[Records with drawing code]
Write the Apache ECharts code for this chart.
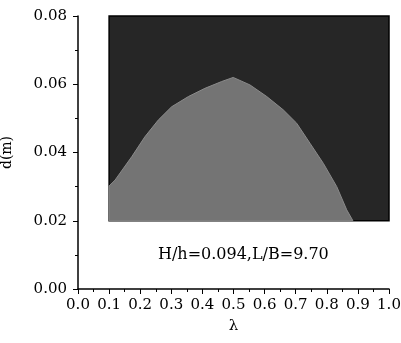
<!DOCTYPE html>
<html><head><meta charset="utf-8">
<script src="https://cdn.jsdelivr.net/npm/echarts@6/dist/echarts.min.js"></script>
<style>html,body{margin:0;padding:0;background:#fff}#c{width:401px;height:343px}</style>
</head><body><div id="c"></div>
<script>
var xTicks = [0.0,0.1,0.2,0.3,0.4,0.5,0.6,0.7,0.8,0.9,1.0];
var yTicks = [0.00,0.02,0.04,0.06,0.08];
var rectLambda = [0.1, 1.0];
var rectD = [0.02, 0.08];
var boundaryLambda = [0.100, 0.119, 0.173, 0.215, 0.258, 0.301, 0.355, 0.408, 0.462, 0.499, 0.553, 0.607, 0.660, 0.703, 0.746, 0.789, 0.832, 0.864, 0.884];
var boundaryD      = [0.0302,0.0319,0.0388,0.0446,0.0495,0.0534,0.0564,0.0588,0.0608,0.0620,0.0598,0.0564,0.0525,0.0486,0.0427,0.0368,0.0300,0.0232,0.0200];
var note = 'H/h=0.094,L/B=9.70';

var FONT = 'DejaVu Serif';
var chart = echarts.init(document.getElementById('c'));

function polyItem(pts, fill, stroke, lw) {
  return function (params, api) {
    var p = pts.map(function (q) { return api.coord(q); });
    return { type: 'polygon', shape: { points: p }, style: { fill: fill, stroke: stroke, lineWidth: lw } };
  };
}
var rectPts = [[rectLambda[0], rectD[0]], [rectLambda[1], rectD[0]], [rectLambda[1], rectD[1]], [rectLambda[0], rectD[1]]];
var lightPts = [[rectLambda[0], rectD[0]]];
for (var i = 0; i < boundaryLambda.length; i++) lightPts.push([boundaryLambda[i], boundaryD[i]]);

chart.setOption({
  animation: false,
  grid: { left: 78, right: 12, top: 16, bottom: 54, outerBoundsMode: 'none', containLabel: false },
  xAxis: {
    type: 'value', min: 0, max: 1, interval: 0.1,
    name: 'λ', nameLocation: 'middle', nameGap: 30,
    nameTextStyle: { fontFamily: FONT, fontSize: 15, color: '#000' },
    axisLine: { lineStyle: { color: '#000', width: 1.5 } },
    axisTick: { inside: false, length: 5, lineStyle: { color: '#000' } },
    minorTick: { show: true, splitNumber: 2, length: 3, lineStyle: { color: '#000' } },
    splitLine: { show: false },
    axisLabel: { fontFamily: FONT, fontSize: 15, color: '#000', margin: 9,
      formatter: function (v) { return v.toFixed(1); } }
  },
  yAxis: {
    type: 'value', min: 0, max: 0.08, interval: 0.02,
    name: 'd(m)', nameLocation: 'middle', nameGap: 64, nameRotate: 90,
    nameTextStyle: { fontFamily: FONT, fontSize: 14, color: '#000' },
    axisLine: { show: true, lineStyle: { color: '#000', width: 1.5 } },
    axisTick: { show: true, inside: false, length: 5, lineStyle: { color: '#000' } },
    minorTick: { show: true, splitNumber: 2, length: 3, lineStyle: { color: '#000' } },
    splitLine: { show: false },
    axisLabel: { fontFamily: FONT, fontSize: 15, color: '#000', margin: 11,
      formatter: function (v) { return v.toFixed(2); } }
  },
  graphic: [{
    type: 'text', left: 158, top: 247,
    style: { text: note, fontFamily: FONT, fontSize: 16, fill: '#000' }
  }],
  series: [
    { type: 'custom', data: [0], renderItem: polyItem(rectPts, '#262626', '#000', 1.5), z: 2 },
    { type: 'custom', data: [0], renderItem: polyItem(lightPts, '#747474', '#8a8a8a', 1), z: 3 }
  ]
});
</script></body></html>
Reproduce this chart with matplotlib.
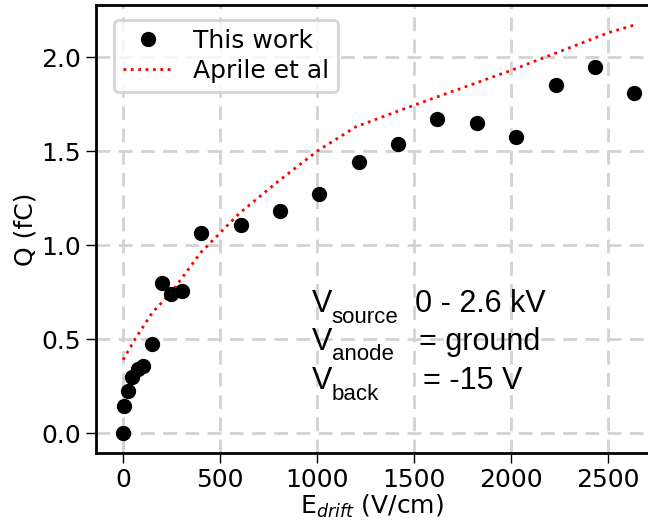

#### PROBLEM:
Make an exact copy of all the material, but keep the pictures out of it.

#### OUTPUT FOR THIS TASK:
Write the Apache ECharts code for this chart.
<!DOCTYPE html>
<html><head><meta charset="utf-8">
<script src="https://cdn.jsdelivr.net/npm/echarts@6/dist/echarts.min.js"></script>
<style>html,body{margin:0;padding:0;background:#fff}#c{width:401px;height:343px}</style>
</head><body><div id="c"></div>
<script>
var xTicks = [0.0,0.1,0.2,0.3,0.4,0.5,0.6,0.7,0.8,0.9,1.0];
var yTicks = [0.00,0.02,0.04,0.06,0.08];
var rectLambda = [0.1, 1.0];
var rectD = [0.02, 0.08];
var boundaryLambda = [0.100, 0.119, 0.173, 0.215, 0.258, 0.301, 0.355, 0.408, 0.462, 0.499, 0.553, 0.607, 0.660, 0.703, 0.746, 0.789, 0.832, 0.864, 0.884];
var boundaryD      = [0.0302,0.0319,0.0388,0.0446,0.0495,0.0534,0.0564,0.0588,0.0608,0.0620,0.0598,0.0564,0.0525,0.0486,0.0427,0.0368,0.0300,0.0232,0.0200];
var note = 'H/h=0.094,L/B=9.70';

var FONT = 'DejaVu Serif';
var chart = echarts.init(document.getElementById('c'));

function polyItem(pts, fill, stroke, lw) {
  return function (params, api) {
    var p = pts.map(function (q) { return api.coord(q); });
    return { type: 'polygon', shape: { points: p }, style: { fill: fill, stroke: stroke, lineWidth: lw } };
  };
}
var rectPts = [[rectLambda[0], rectD[0]], [rectLambda[1], rectD[0]], [rectLambda[1], rectD[1]], [rectLambda[0], rectD[1]]];
var lightPts = [[rectLambda[0], rectD[0]]];
for (var i = 0; i < boundaryLambda.length; i++) lightPts.push([boundaryLambda[i], boundaryD[i]]);

chart.setOption({
  animation: false,
  grid: { left: 78, right: 12, top: 16, bottom: 54, outerBoundsMode: 'none', containLabel: false },
  xAxis: {
    type: 'value', min: 0, max: 1, interval: 0.1,
    name: 'λ', nameLocation: 'middle', nameGap: 30,
    nameTextStyle: { fontFamily: FONT, fontSize: 15, color: '#000' },
    axisLine: { lineStyle: { color: '#000', width: 1.5 } },
    axisTick: { inside: false, length: 5, lineStyle: { color: '#000' } },
    minorTick: { show: true, splitNumber: 2, length: 3, lineStyle: { color: '#000' } },
    splitLine: { show: false },
    axisLabel: { fontFamily: FONT, fontSize: 15, color: '#000', margin: 9,
      formatter: function (v) { return v.toFixed(1); } }
  },
  yAxis: {
    type: 'value', min: 0, max: 0.08, interval: 0.02,
    name: 'd(m)', nameLocation: 'middle', nameGap: 64, nameRotate: 90,
    nameTextStyle: { fontFamily: FONT, fontSize: 14, color: '#000' },
    axisLine: { show: true, lineStyle: { color: '#000', width: 1.5 } },
    axisTick: { show: true, inside: false, length: 5, lineStyle: { color: '#000' } },
    minorTick: { show: true, splitNumber: 2, length: 3, lineStyle: { color: '#000' } },
    splitLine: { show: false },
    axisLabel: { fontFamily: FONT, fontSize: 15, color: '#000', margin: 11,
      formatter: function (v) { return v.toFixed(2); } }
  },
  graphic: [{
    type: 'text', left: 158, top: 247,
    style: { text: note, fontFamily: FONT, fontSize: 16, fill: '#000' }
  }],
  series: [
    { type: 'custom', data: [0], renderItem: polyItem(rectPts, '#262626', '#000', 1.5), z: 2 },
    { type: 'custom', data: [0], renderItem: polyItem(lightPts, '#747474', '#8a8a8a', 1), z: 3 }
  ]
});
</script></body></html>
Reproduce this chart with matplotlib.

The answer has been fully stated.